The Kelowna Museums Society has received a $25,000 grant for Early Career Development in the Studio Arts while local author Ashley Little has received a $6,000 scholarship.

The Kelowna Museums Society is using the grant to engage a highly qualified volunteer, Nikki Bose, to work full-time for a year in their Ursula Surtees Regional Conservation Lab. Bose, who has a degree in archaeology and a diploma in collections, conservation, and management, moved from Cranbrook to volunteer in the state-of-the-art conservation lab.

View of the Okanagan Heritage Museum on a sunny October day. (Photo Credit: KelownaNow)

Bose began volunteering in May after hearing about the opportunity. Now that she has the grant, however, she can focus more on her work at the lab rather than stressing out about paying rent and making car payments. Previously she was working part-time to support herself while volunteering. “Because I am new starting out in the field, it's provided me with the opportunity get experience,” says Bose. “For a lot of people fresh out of school, that's their big stumbling block.”

The conservation lab is a big entity for Kelowna museums as these labs relatively rare across Canada, especially in smaller museums. Down in the basement of the Okanagan Heritage Museum, the lab allows the museum to treat old photos and objects to prolong their life. However, before Bose came the museum had a huge backlog on items. She's been busy ever since with workshops, cleaning up items for exhibits, and building covers for old books to keep them safe.

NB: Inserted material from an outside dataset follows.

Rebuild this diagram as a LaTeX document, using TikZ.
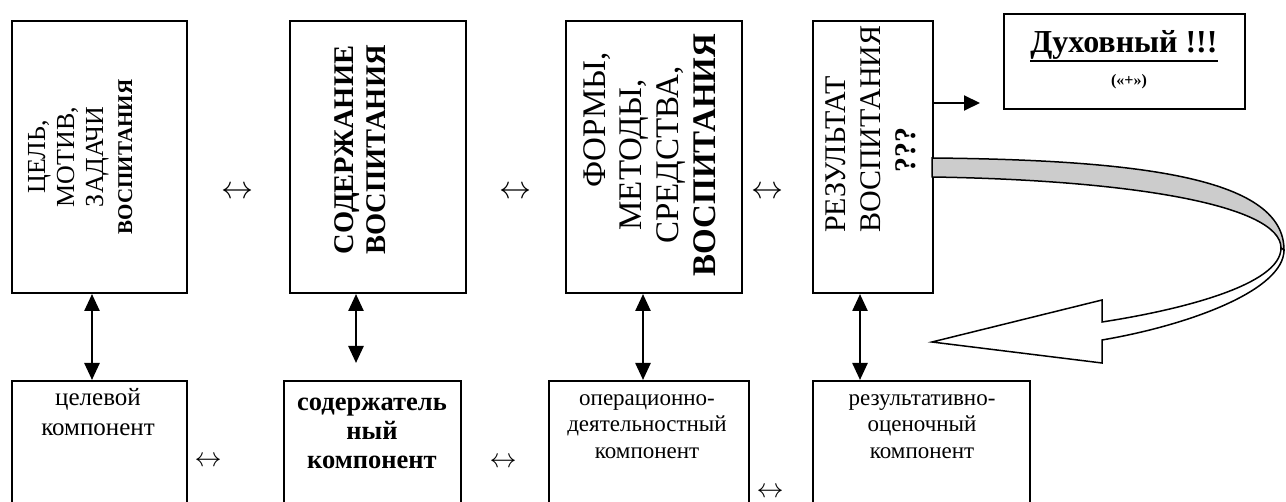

The other grant recipient, author Ashley Little, received her funds as a scholarship to help her pay tuition at UBC's Okanagan campus while she finishes her Master of Fine Arts in Creative Writing. This grant allows her to focus more on her thesis, which is an upcoming novel called Niagara Motel.

Local author Ashley Little. (Photo Credit: UBC Okanagan)

“Niagara Motel is narrated by Tucker Malone, an eleven year old boy who lives in a run-down motel with his mother, Gina, an exotic dancer, in Niagara Falls, Ontario,” says Little. “Tucker and his friend, Meredith, a sixteen year old pregnant street-prostitute, hitch-hike to Los Angeles, California to find the man Tucker believes to be his father, Sam Malone from the television sitcom, Cheers. The two friends arrive in South Central Los Angeles on April 29, 1992, and bear witness to the chaotic and violent beginnings of the 1992 Los Angeles Riots, the most serious incidence of civil unrest in U.S. history.”

Little is an emerging author in the province who had an unprecedented dual win at the BC Book Prizes. Recently, one of her books was shortlisted for the City of Vancouver Book Award, which will be announced on Tuesday.

“Grants like this are very important for the community because they allow individuals who would have otherwise left,” says Bose, who was looking at moving to Edmonton for better opportunities. “The grants keep educated and talented individuals in B.C.”

Close to $2.48 million was given to B.C. artists and organizations in the latest round of BC Arts Council grants.